Eu não encontro as respostas, mas também não sei fazer as perguntas. Não há sincronia entre o desejo e a realidade. Olhando daqui, do alto, tudo parece ínfimo e irreal. Não faz mais sentido continuar buscando por coisas e sentimentos que já se perderam. Eu preciso encontrar uma luz no fim desse túnel, que me tire desse estágio entorpecente e me permita reagir. 

Eu preciso reagir, seja qual for o resultado, eu preciso emergir dessa dor e aplacar esse desespero. Isso não fica mais bonito no papel, nem nos poemas. A violência da angústia e da necessidade de estar “doente” não representa mais o que quer que eu seja. 

Por muito tempo eu só tinha dor, saudade, desespero. Uma saudade inquietante e barulhenta que ficou anos e anos sendo cultivada, regada todos os dias com as lembranças e as mais lindas canções. Por muito tempo eu me agarrei com tanta ânsia há uma dor... uma dor lancinante crescente, que irradia por cada centímetro do meu corpo. E o gosto pungente na boca sempre tinha o sabor de sangue e das lágrimas. 

E quando eu penso que se passou tanto tempo eu percebo que eu andei pelos espinhos. Pelos vales tortuosos e estradas de pedregulhos enquanto corria uma estrada pela tangente, eu só precisava olhar em outra direção, levantar a cabeça. Eu penso que se passou tanto tempo e eu dediquei cada um desses segundos a dor. A sentir a violência de esconder de mim mesma para não olhar para essa dor! De sentir o desespero que querer fugir, fugir e fugir para um lugar mais fundo, mais escuro, mais sangrento. 

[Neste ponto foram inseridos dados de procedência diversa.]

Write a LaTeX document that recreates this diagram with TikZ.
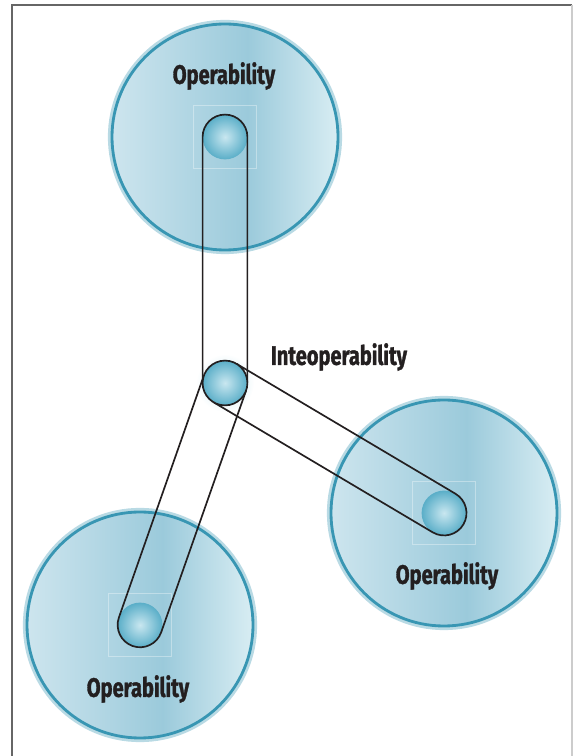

Por muito tempo eu pensei que era nesse lugar de solidão que eu deveria estar. Eu precisava me esconder de mim mesma, eu não estava pronta para olhar em volta e procurar uma saída, porque eu fiquei tanto tempo no escuro que a luz faz meus olhos doerem. 

Eu fiz da dor uma amiga! Eu construi uma vida baseada na dor e na solidão. Eu alimentei todos os dias com a angústia, com o desespero, com sentimentos sombrios. Eu queria estar lá, nessa dor que já era conhecida. Que eu já sabia como lidar com ela, que eu já sabia que máscaras usar para esconder-la. Eu queria permanecer onde eu pudesse controlar, eu sabia exatamente como estancar e como alimentar essa dor para que ela me preenchesse... mas o que está doendo agora? 

Eu consigo sentir no vento o cheiro dos ipês floridos, mesmo que suas flores já estejam caídas. Eu consigo olhar as estrelas e saber que há milhões delas sob esse manto cinza escuro. Eu consigo lembrar do olhar, do sorriso, da voz cantando [...] é só o vento lá fora... 

O que está acontecendo em minha mente? Porque eu quero respostas que não sei as perguntas? Porque eu estou embaralhando os sentimentos e me forçando a sentir esse ar em meus pulmões enquanto meu sangue pulsa quente em meu corpo? O que estou sentindo? Frio? Formigamento? Esperança... de onde vem esse sentimento e o que ele quer me dizer. 

Me sinto confusa e sei que eu perdi o enredo do texto. Mas minha mente está tão confusa ultimamente que não consigo mais organizar essas ideias. Eu experimento um turbilhão de sensações que vago por dentro de mim, tentando encontrar uma saída. Eu me sinto tão presa, tão sufocada e ao mesmo tempo insistindo em estourar uma bolha e conhecer o lado de lá. Me sinto nadando contra a corrente, sozinha, mas pelo menos estar contra a corrente é uma direção não é? 

Talvez no meio dessa minha confusão, no meio desse mar de sentimentos a flor da pele e dessa confusão de emoções misturando todas as coisas... só talvez, mesmo estando contra a corrente, eu não esteja tão perdida assim.